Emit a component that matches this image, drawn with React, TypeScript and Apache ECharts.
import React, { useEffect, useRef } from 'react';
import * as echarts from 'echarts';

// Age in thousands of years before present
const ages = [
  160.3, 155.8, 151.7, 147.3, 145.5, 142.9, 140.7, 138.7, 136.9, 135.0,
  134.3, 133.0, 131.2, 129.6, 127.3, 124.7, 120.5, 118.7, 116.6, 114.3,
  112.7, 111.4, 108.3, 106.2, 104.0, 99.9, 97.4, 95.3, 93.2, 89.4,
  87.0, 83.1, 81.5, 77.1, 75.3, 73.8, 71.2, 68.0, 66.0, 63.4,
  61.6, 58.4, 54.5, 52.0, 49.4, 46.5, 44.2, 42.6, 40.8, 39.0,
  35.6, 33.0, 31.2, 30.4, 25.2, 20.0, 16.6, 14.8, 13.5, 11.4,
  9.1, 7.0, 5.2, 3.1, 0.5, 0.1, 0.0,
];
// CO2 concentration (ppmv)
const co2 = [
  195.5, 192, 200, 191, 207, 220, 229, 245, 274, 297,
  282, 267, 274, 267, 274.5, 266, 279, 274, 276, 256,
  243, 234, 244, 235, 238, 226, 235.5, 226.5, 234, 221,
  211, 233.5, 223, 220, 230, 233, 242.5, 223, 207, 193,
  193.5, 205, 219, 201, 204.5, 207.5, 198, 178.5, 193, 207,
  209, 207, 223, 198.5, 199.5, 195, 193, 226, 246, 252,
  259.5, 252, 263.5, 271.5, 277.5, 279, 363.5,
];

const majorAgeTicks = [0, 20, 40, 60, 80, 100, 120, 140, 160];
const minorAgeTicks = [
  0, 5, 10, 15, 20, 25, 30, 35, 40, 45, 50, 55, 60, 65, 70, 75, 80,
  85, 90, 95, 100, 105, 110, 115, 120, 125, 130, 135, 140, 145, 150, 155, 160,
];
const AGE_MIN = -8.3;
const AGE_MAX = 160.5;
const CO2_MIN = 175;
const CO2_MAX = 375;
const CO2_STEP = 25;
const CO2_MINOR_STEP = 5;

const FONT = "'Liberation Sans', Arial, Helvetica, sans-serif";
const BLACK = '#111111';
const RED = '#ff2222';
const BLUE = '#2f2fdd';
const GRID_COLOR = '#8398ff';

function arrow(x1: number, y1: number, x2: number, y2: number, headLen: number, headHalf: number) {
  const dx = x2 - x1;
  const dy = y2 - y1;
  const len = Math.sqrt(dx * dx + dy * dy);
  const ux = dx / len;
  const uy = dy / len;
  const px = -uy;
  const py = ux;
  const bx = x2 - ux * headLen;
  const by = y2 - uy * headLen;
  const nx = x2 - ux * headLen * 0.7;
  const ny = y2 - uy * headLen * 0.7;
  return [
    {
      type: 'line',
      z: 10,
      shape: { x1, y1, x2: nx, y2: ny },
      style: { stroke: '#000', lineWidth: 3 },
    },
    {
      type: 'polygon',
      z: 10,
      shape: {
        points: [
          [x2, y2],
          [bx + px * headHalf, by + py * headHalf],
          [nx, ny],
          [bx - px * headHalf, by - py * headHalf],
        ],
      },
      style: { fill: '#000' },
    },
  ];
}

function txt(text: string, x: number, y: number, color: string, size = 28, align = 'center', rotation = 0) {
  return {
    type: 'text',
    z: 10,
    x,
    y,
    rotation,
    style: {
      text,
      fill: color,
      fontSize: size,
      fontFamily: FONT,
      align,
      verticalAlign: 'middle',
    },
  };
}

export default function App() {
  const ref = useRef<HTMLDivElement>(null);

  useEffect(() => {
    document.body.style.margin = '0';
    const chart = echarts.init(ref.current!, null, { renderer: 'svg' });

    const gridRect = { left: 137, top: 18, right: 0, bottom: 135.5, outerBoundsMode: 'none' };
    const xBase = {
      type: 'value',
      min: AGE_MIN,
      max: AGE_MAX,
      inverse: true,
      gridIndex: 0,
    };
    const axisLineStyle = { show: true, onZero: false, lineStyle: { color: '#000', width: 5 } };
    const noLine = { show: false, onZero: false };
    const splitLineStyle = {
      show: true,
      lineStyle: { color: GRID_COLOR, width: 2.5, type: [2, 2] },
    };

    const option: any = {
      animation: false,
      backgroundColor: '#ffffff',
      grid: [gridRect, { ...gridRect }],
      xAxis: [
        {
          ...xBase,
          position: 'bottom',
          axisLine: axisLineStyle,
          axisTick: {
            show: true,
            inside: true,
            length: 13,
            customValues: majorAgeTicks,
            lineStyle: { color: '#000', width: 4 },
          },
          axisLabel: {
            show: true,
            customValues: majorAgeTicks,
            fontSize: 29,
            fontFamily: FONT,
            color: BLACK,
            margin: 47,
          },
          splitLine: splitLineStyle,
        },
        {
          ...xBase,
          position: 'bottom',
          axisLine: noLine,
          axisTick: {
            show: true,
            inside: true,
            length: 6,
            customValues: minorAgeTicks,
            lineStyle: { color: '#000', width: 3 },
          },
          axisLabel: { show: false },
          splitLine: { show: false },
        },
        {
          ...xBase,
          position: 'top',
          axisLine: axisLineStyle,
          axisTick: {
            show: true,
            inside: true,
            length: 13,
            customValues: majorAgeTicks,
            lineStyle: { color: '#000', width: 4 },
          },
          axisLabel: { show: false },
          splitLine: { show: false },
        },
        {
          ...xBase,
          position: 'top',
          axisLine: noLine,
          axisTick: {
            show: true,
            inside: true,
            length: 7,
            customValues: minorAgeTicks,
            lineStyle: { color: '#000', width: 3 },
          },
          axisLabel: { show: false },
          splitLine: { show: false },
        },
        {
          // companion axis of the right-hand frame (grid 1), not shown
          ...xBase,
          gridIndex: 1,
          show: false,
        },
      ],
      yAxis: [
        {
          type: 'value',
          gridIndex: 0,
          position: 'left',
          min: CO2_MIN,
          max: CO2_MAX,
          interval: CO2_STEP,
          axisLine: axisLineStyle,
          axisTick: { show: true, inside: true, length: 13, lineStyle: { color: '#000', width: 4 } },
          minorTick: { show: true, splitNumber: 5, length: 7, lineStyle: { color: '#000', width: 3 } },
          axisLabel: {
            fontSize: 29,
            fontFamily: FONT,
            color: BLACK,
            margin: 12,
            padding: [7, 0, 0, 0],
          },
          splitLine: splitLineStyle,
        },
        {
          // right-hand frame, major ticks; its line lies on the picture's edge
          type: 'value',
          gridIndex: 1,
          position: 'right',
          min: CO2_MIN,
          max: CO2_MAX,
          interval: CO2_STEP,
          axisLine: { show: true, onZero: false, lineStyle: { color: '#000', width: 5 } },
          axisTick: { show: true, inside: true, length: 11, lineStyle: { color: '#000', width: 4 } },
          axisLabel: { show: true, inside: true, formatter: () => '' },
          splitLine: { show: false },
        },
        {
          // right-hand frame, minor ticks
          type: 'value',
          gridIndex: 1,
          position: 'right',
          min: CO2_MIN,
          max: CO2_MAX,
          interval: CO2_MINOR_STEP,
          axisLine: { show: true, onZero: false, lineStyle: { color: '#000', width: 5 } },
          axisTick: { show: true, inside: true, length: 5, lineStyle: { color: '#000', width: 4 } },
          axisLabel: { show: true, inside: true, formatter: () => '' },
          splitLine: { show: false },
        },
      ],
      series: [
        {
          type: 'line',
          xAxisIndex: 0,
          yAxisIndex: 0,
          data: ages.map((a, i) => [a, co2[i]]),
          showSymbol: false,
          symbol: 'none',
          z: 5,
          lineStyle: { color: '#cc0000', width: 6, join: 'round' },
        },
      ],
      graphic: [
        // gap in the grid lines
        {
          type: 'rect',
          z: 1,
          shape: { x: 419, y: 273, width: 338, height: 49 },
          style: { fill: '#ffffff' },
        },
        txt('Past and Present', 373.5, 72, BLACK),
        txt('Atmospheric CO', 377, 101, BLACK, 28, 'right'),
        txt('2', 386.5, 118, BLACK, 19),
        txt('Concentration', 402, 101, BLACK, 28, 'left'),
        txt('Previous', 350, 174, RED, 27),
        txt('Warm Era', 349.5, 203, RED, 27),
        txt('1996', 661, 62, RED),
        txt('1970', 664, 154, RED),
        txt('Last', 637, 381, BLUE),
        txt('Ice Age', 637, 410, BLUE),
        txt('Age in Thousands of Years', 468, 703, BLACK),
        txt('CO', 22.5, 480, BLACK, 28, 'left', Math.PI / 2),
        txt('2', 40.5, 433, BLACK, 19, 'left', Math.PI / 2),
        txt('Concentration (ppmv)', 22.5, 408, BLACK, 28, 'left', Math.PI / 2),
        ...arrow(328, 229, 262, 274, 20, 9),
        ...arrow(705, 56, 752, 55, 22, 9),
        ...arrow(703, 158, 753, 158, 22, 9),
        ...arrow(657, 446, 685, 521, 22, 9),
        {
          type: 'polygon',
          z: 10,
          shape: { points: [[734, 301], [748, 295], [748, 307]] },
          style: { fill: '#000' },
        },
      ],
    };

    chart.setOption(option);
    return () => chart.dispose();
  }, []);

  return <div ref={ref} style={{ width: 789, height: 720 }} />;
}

○ ○ ○

What is required: Restate the first line and every line after it, word for word, stopping once the line with "const GRID_COLOR = '#8398ff';" is done.

Solution to the problem:
Emit a component that matches this image, drawn with React, TypeScript and Apache ECharts.
import React, { useEffect, useRef } from 'react';
import * as echarts from 'echarts';

// Age in thousands of years before present
const ages = [
  160.3, 155.8, 151.7, 147.3, 145.5, 142.9, 140.7, 138.7, 136.9, 135.0,
  134.3, 133.0, 131.2, 129.6, 127.3, 124.7, 120.5, 118.7, 116.6, 114.3,
  112.7, 111.4, 108.3, 106.2, 104.0, 99.9, 97.4, 95.3, 93.2, 89.4,
  87.0, 83.1, 81.5, 77.1, 75.3, 73.8, 71.2, 68.0, 66.0, 63.4,
  61.6, 58.4, 54.5, 52.0, 49.4, 46.5, 44.2, 42.6, 40.8, 39.0,
  35.6, 33.0, 31.2, 30.4, 25.2, 20.0, 16.6, 14.8, 13.5, 11.4,
  9.1, 7.0, 5.2, 3.1, 0.5, 0.1, 0.0,
];
// CO2 concentration (ppmv)
const co2 = [
  195.5, 192, 200, 191, 207, 220, 229, 245, 274, 297,
  282, 267, 274, 267, 274.5, 266, 279, 274, 276, 256,
  243, 234, 244, 235, 238, 226, 235.5, 226.5, 234, 221,
  211, 233.5, 223, 220, 230, 233, 242.5, 223, 207, 193,
  193.5, 205, 219, 201, 204.5, 207.5, 198, 178.5, 193, 207,
  209, 207, 223, 198.5, 199.5, 195, 193, 226, 246, 252,
  259.5, 252, 263.5, 271.5, 277.5, 279, 363.5,
];

const majorAgeTicks = [0, 20, 40, 60, 80, 100, 120, 140, 160];
const minorAgeTicks = [
  0, 5, 10, 15, 20, 25, 30, 35, 40, 45, 50, 55, 60, 65, 70, 75, 80,
  85, 90, 95, 100, 105, 110, 115, 120, 125, 130, 135, 140, 145, 150, 155, 160,
];
const AGE_MIN = -8.3;
const AGE_MAX = 160.5;
const CO2_MIN = 175;
const CO2_MAX = 375;
const CO2_STEP = 25;
const CO2_MINOR_STEP = 5;

const FONT = "'Liberation Sans', Arial, Helvetica, sans-serif";
const BLACK = '#111111';
const RED = '#ff2222';
const BLUE = '#2f2fdd';
const GRID_COLOR = '#8398ff';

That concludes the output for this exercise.